Dalam praktiknya, polisi bisa saja mengatakan mereka memeriksa orang tersebut karena membawa koper yang berpotensi mencurigakan. Dengan menambahkan faktor lain selain penampilan, ini bukan lagi termasuk tindakan pemrofilan rasial, menurut pemerintah Jerman.

Cremer mengatakan hal ini seharusnya tidak terjadi. "Undang-undang yang berlaku saat ini menyebabkan pemeriksaan seperti itu kembali terulang. Dan masyarakat kemudian takut diperiksa berulang kali dan mendapat stigma di depan umum," katanya.

Dampaknya? Menjadi bagian dari suatu kelompok populasi yang dicurigai secara umum menimbulkan perasaan terhina, terasing, dan rasa tidak percaya. Hal ini juga dapat memicu stres psikologis dan fisik, mengurangi kesediaan untuk bekerja sama dengan polisi, yang mungkin akan menjadi hal yang salah saat menangani kasus-kasus tertentu.
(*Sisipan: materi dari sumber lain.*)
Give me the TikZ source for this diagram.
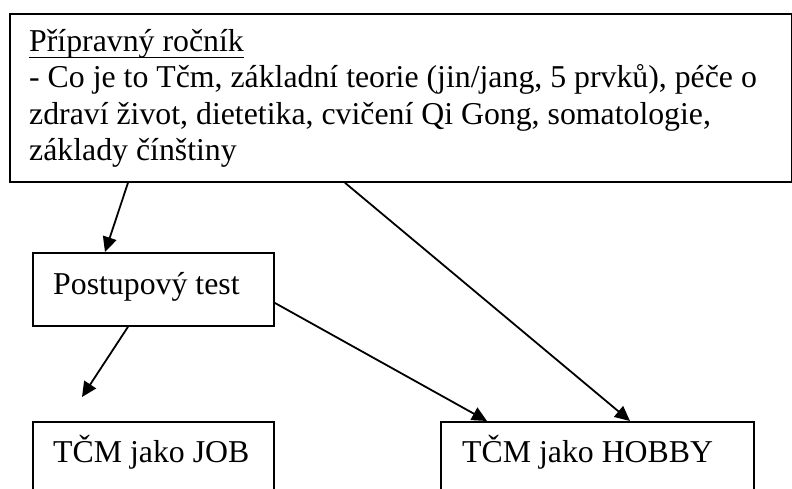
\documentclass[tikz,border=0pt]{standalone}
\usepackage{fontspec}
\setmainfont{Liberation Serif}
\usetikzlibrary{arrows.meta}
\newcommand\myul[1]{\setbox0\hbox{#1}\rlap{\rule[-6.5pt]{\wd0}{1.6pt}}\box0}
\tikzset{
  boxx/.style={draw, line width=1.8pt, rectangle, anchor=north west, inner sep=0pt},
  txt/.style={anchor=base west, inner sep=0pt, align=left, font=\fontsize{31.8}{36.3}\selectfont},
  arr/.style={line width=1.8pt, -{Triangle[length=15pt,width=14pt]}}
}
\begin{document}
\begin{tikzpicture}[x=1pt,y=1pt]
\useasboundingbox (0,0) rectangle (792,-488);
\clip (0,0) rectangle (792,-488);
\node[boxx, minimum width=782pt, minimum height=168pt] (top) at (9,-13) {};
\node[boxx, minimum width=241pt, minimum height=73pt] (post) at (32,-252) {};
\node[boxx, minimum width=241pt, minimum height=90pt] (job) at (32,-421) {};
\node[boxx, minimum width=313pt, minimum height=90pt] (hobby) at (440,-421) {};
\node[txt] (toptext) at (29,-160.5) {\myul{Přípravný ročník}\\- Co je to Tčm, základní teorie (jin/jang, 5 prvků), péče o\\zdraví život, dietetika, cvičení Qi Gong, somatologie,\\základy čínštiny};
\node[txt] (posttext) at (53,-294) {Postupový test};
\node[txt] (jobtext) at (53,-462) {TČM jako JOB};
\node[txt] (hobbytext) at (462,-462) {TČM jako HOBBY};
\coordinate (jobtip) at (82,-397);
\draw[arr] ([xshift=119pt]top.south west) -- ([xshift=73pt]post.north west);
\draw[arr] ([xshift=336pt]top.south west) -- ([xshift=190pt]hobby.north west);
\draw[arr] ([yshift=-13.5pt]post.east) -- ([xshift=47pt]hobby.north west);
\draw[arr] ([xshift=96pt]post.south west) -- (jobtip);
\end{tikzpicture}
\end{document}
Bagaimana Jerman mencegah profil rasial?

Salah satu strategi untuk mencegah profil rasial adalah dengan mempekerjakan personel polisi dari latar belakang yang lebih beragam dan memperkuat kompetensi interkultural mereka. Profil rasial juga sangat lazim terjadi ketika polisi tidak memiliki pedoman hukum yang konkret.

Langkah-langkah lebih lanjut untuk melawan profil rasial dapat mencakup pembentukan badan independen untuk memproses pengaduan, dokumentasi yang diperlukan oleh polisi tentang latar belakang individu yang mereka hentikan, dan mendidik masyarakat umum tentang cara mengenali dan melawan bentuk rasisme ini.

Pada bulan Mei, Menteri Dalam Negeri Faeser mengumumkan rancangan undang-undang untuk "modernisasi" undang-undang kepolisian federal, termasuk peningkatan transparansi dan pemeriksaan yang lebih ketat.

Walaupun tidak secara khusus menyebutkan pemrofilan rasial, dalam RUU itu terdapat formulasi kalimat baru yakni "berfungsi untuk memperjelas bahwa segala bentuk diskriminasi tidak akan ditoleransi di kepolisian federal," dan bahwa sesuai dengan Undang-Undang Dasar, mereka harus menerapkan "kebijaksanaan, baik dalam hal pemilihan seseorang maupun dalam pelaksanaan tindakan … untuk mencegah atau menghentikan masuknya orang yang tidak berwenang ke dalam wilayah federal."

Jika undang-undang tersebut disahkan oleh Bundesrat, petugas juga akan diminta untuk mendokumentasikan alasan mereka melakukan sebuah penghentian terhadap seseorang.